Munga promised to reinvent and reposition the maritime sector to encourage private sector investments and funding, adding that he will encourage more Kenyans to venture into the shipping business in line with the African maritime cabotage agenda.

The KMA chief said he will demystify the maritime sector and highlight the potential in the greater blue economy agenda.

He also pledged to promote shipbuilding, ship registration and marine cargo insurance. At the same time, seafarers urged Munga to focus on the creation of gainful employment for them.

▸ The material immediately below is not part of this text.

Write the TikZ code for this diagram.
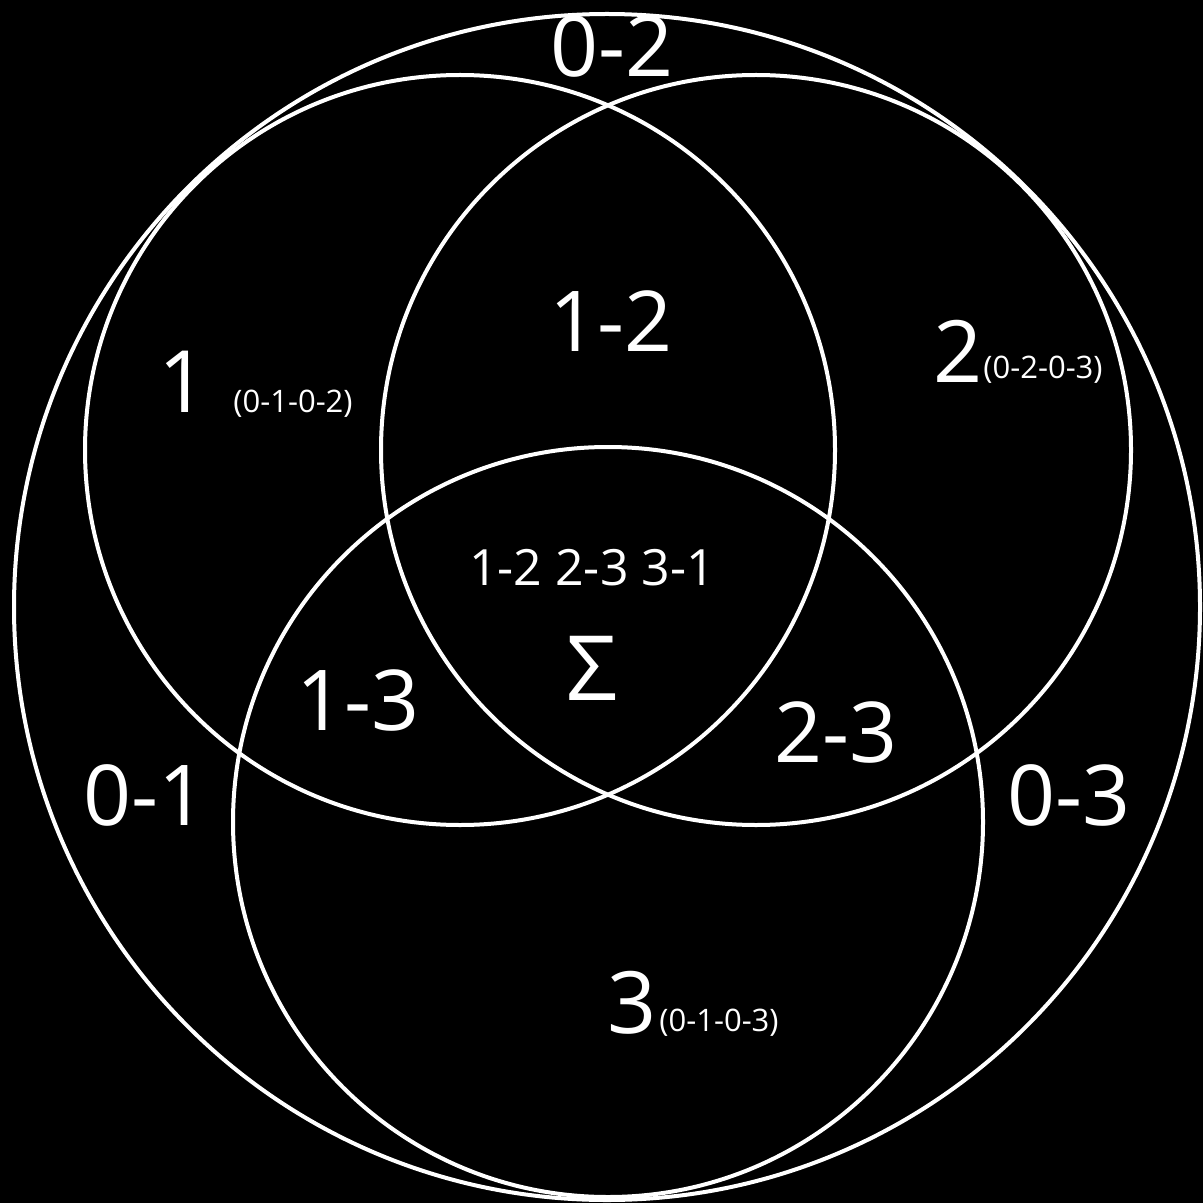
\documentclass[tikz,border=0pt]{standalone}
\usepackage{fontspec}
\setmainfont{Open Sans}
\begin{document}
\begin{tikzpicture}[x=0.5pt,y=-0.5pt,
  ring/.style={draw=white,line width=2pt},
  lbl/.style={text=white,inner sep=0pt,anchor=base,font=\fontsize{42}{42}\selectfont},
  one/.style={text=white,inner sep=0pt,anchor=base,font=\fontsize{43}{43}\selectfont},
  sub/.style={text=white,inner sep=0pt,anchor=base,font=\fontsize{15.5}{15.5}\selectfont},
  mid/.style={text=white,inner sep=0pt,anchor=base,font=\fontsize{25}{25}\selectfont},
  sig/.style={text=white,inner sep=0pt,anchor=base,font=\fontsize{45}{45}\selectfont}]
\fill[black] (0,0) rectangle (1203,1203);
\useasboundingbox (0,0) rectangle (1203,1203);
% circles
\coordinate (C0) at (607,607);
\coordinate (C1) at (460,450);
\coordinate (C2) at (756,450);
\coordinate (C3) at (608,822);
\draw[ring] (C0) circle[radius=593];
\draw[ring] (C1) circle[radius=375];
\draw[ring] (C2) circle[radius=375];
\draw[ring] (C3) circle[radius=375];
% labels
\node[lbl] (l02) at (612,77) {0-2};
\node[lbl] (l12) at (611,351) {1-2};
\node[lbl] (l13) at (358,730) {1-3};
\node[lbl] (l23) at (836,762) {2-3};
\node[lbl] (l01) at (145,825) {0-1};
\node[lbl] (l03) at (1069,825) {0-3};
\node[one] (l1) at (183,412) {1};
\node[sub] (s1) at (293,412) {(0-1-0-2)};
\node[one] (l2) at (958,382) {2};
\node[sub] (s2) at (1043,379) {(0-2-0-3)};
\node[one] (l3) at (632,1033) {3};
\node[sub] (s3) at (719,1031) {(0-1-0-3)};
\node[mid] (lm) at (592,585) {1-2 2-3 3-1};
\node[sig] (ls) at (592,700) {Σ};
\end{tikzpicture}
\end{document}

Many suffer little pay and poor working conditions.  

“There is an urgent need to establish a national merchant fleet, merchant navy scholarship scheme, merchant navy training board, cadet training scheme and a full-fledged seafarers department at the KMA,” said nautical advisory services official Andrew Mwangura.

Mr Mwangura who is a former general secretary of the Seafarers Union of Kenya (SUK) said there was also need to establish a dedicated directorate of maritime educatioln and training (MET) at the KMA, an open ship registry, a structured seafarers training programme, seafarers training fund and the enactment of a cabotage law.

Mwangura suggested that Lamu Port should be designated as a home port for the Ethiopian National Shipping Line to boost business and also provide cadet training opportunities for Kenyan seafarers.

“Kenya needs ships for training its cadet officers and Ethiopia, with several ships based at Djibouti Port, can use Lamu as its home port,” Mwangura explained.

Another veteran seafarer Albert Adembesa urged KMA to enforce the Safety of Life at Sea (Solas) for Mombasa port workers, particularly those hired by ship contractors on a short term basis.

According to Adembasa, the Solas convention introduced by the International Maritime Organisation (IMO) and ratified by member states must be fully enforced at the port to reduce incidences of death and injury among workers.